Desde que era niño se me ha considerado un inadaptado. Nadie parecía entenderme. Mi propio padre me dijo en cierta ocasión: “No estás lo suficientemente loco como para encerrarte en un manicomio ni eres lo bastante introvertido como para meterte en un monasterio. No sé qué hacer contigo”.
Yo le respondí: “Una vez pusieron un huevo de pata a que lo incubara una gallina. Cuando rompió el cascarón, el patito se puso a caminar junto a la gallina madre, hasta que llegaron a un estanque. El patito se fue derecho al agua, mientras que la gallina se quedaba en la orilla cloqueando angustiadamente. Pues bien, querido padre, yo me he metido en el océano y he encontrado en él mi hogar. Pero tú no puedes echarme la culpa de haberte quedado en la orilla”.
En otros post estoy haciendo hincapié en abrirnos a lo que somos, y eso se hace con tres requisitos: silencio, soledad y libertad. Los tres están íntimamente unidos y se necesitan mutuamente.
No es posible entrar en el camino de encontrarse a uno mismo desde la prisa y la agitación, sin saber estar a solas con uno y dependiendo de las opiniones o el agradar a los demás.
La libertad es siempre libertad interior, es decir, que uno no es libre porque pueda hacer muchas cosas, si su economía y tiempo se lo permiten, sino que es libre porque se va des-apegando de todo. No significa que no maneje dinero o no tenga posesiones -con medida, claro- sino que no pone en el exterior su bienestar ni depende de que le vayan bien las cosas para estar bien, razonablemente.
El desapego hace referencia no sólo a lo material o a las circunstancias externas sino a lo afectivo. Es ahí donde experimentamos la mayor dificultad. Me aferro a lo conocido -amistades, pareja- aunque no me guste porque me da “seguridad”, pero esa seguridad tiene los pies de barro.
La libertad se siente cuando puedes ir tomando conciencia de los miedos que te atenazan y mirarlos de frente. Cuando sientes que tienes miedo a volar, a estar solo, y no te convences con argucias intelectuales para no tenerlo, sino que lo vives, pasas por él para así liberarte de él.

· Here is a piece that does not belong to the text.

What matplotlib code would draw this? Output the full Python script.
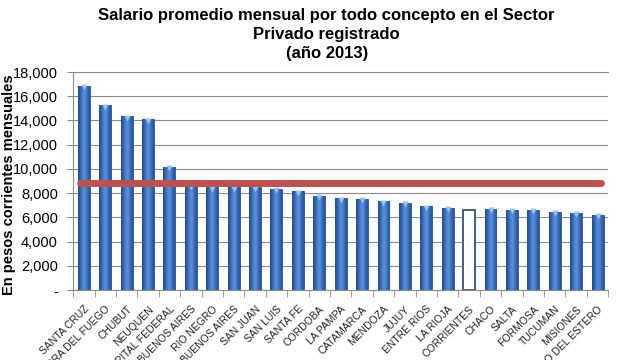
import matplotlib
matplotlib.use('Agg')
import matplotlib.pyplot as plt
import numpy as np
from matplotlib.ticker import FuncFormatter, FixedLocator

plt.rcParams['font.family'] = ['Liberation Sans', 'DejaVu Sans']

provincias = ['SANTA CRUZ', 'TIERRA DEL FUEGO', 'CHUBUT', 'NEUQUEN', 'CAPITAL FEDERAL',
              'GRAN BUENOS AIRES', 'RIO NEGRO', 'BUENOS AIRES', 'SAN JUAN', 'SAN LUIS',
              'SANTA FE', 'CORDOBA', 'LA PAMPA', 'CATAMARCA', 'MENDOZA', 'JUJUY',
              'ENTRE RIOS', 'LA RIOJA', 'CORRIENTES', 'CHACO', 'SALTA', 'FORMOSA',
              'TUCUMAN', 'MISIONES', 'SANTIAGO DEL ESTERO']
salarios = [16850, 15250, 14350, 14100, 10200, 8650, 8500, 8500, 8500, 8350,
            8150, 7800, 7600, 7550, 7330, 7190, 6910, 6780, 6640, 6720, 6640,
            6640, 6470, 6390, 6220]
promedio = 8850
resaltada = 'CORRIENTES'

fig = plt.figure(figsize=(6.2, 3.6), dpi=100)
ax = fig.add_axes([0.118, 0.194, 0.863, 0.606])

x = np.arange(len(provincias))
bars = ax.bar(x, salarios, width=0.56, color='#3a6cb2', edgecolor='#2c5490', linewidth=0.6, zorder=2)

# gradiente tipo cilindro
grad = np.array([[0.0, 0.35, 0.7, 1.0, 0.8, 0.45, 0.1]])
cmap = matplotlib.colors.LinearSegmentedColormap.from_list('cil', ['#21509a', '#5a92dc'])
for b, nombre in zip(bars, provincias):
    if nombre == resaltada:
        b.set_facecolor('white')
        b.set_edgecolor('#3f5f80')
        b.set_linewidth(1.4)
        continue
    x0, w, h = b.get_x(), b.get_width(), b.get_height()
    im = ax.imshow(grad, cmap=cmap, aspect='auto', extent=[x0, x0 + w, 0, h],
                   zorder=2.1, interpolation='bicubic')
    im.set_clip_path(b)
    ax.plot(x0 + w / 2, h - 120, marker='v', ms=4, color='#9cc3ef', mec='none', zorder=2.2)

ax.plot([-0.2, len(provincias) - 0.85], [promedio, promedio], color='#c0504d',
        lw=5, solid_capstyle='round', zorder=3)

ax.set_xlim(-0.5, len(provincias) - 0.5)
ax.set_ylim(0, 18000)
ax.set_yticks(np.arange(0, 18001, 2000))
ax.yaxis.set_major_formatter(FuncFormatter(lambda v, p: '-' if v == 0 else f'{int(v):,}'))
ax.grid(axis='y', color='#8c8c8c', linewidth=0.8, zorder=0)
ax.set_axisbelow(True)

ax.set_xticks(x)
ax.set_xticklabels(provincias, rotation=45, ha='right', rotation_mode='anchor', fontsize=7.5,
                   color='#222222')
ax.xaxis.set_minor_locator(FixedLocator(np.arange(-0.5, len(provincias), 1)))
ax.tick_params(axis='x', which='major', length=0, pad=10)
ax.tick_params(axis='x', which='minor', length=5, color='#8c8c8c')
ax.tick_params(axis='y', length=4, color='#8c8c8c', labelsize=10.5, pad=7)

for s in ['left', 'bottom', 'top']:
    ax.spines[s].set_color('#8c8c8c')
ax.spines['right'].set_visible(False)

fig.text(0.527, 0.978, 'Salario promedio mensual por todo concepto en el Sector\nPrivado registrado\n(año 2013)',
         ha='center', va='top', fontsize=12, fontweight='bold', linespacing=1.35)
fig.text(0.014, 0.486, 'En pesos corrientes mensuales', rotation=90, ha='center', va='center',
         fontsize=10.5, fontweight='bold')

fig.savefig('out.png', dpi=100)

Suelo acordarme de cuando atravieso un túnel sin iluminación y lo incómodo que resulta pasar por él cuando he dejado atrás la luz de la entrada y no veo la de la salida. Pero sé que no por caminar en la oscuridad dejo de caminar. Aunque no sepa por dónde voy, eso forma parte del camino. Aunque lleguen noches oscuras estoy aprendiendo sin saber cómo.
¡Qué libertad se siente cuando te afectan las cosas, sí, pero no te desbordan. Cuando sueltas amarras para no tener todo controlado en tu vida, incluido el futuro, y te das cuenta de que puedes seguir viviendo!
Es la libertad primera y última, la interior, la que sientes que puedes comerte el mundo sin salir de tu casa.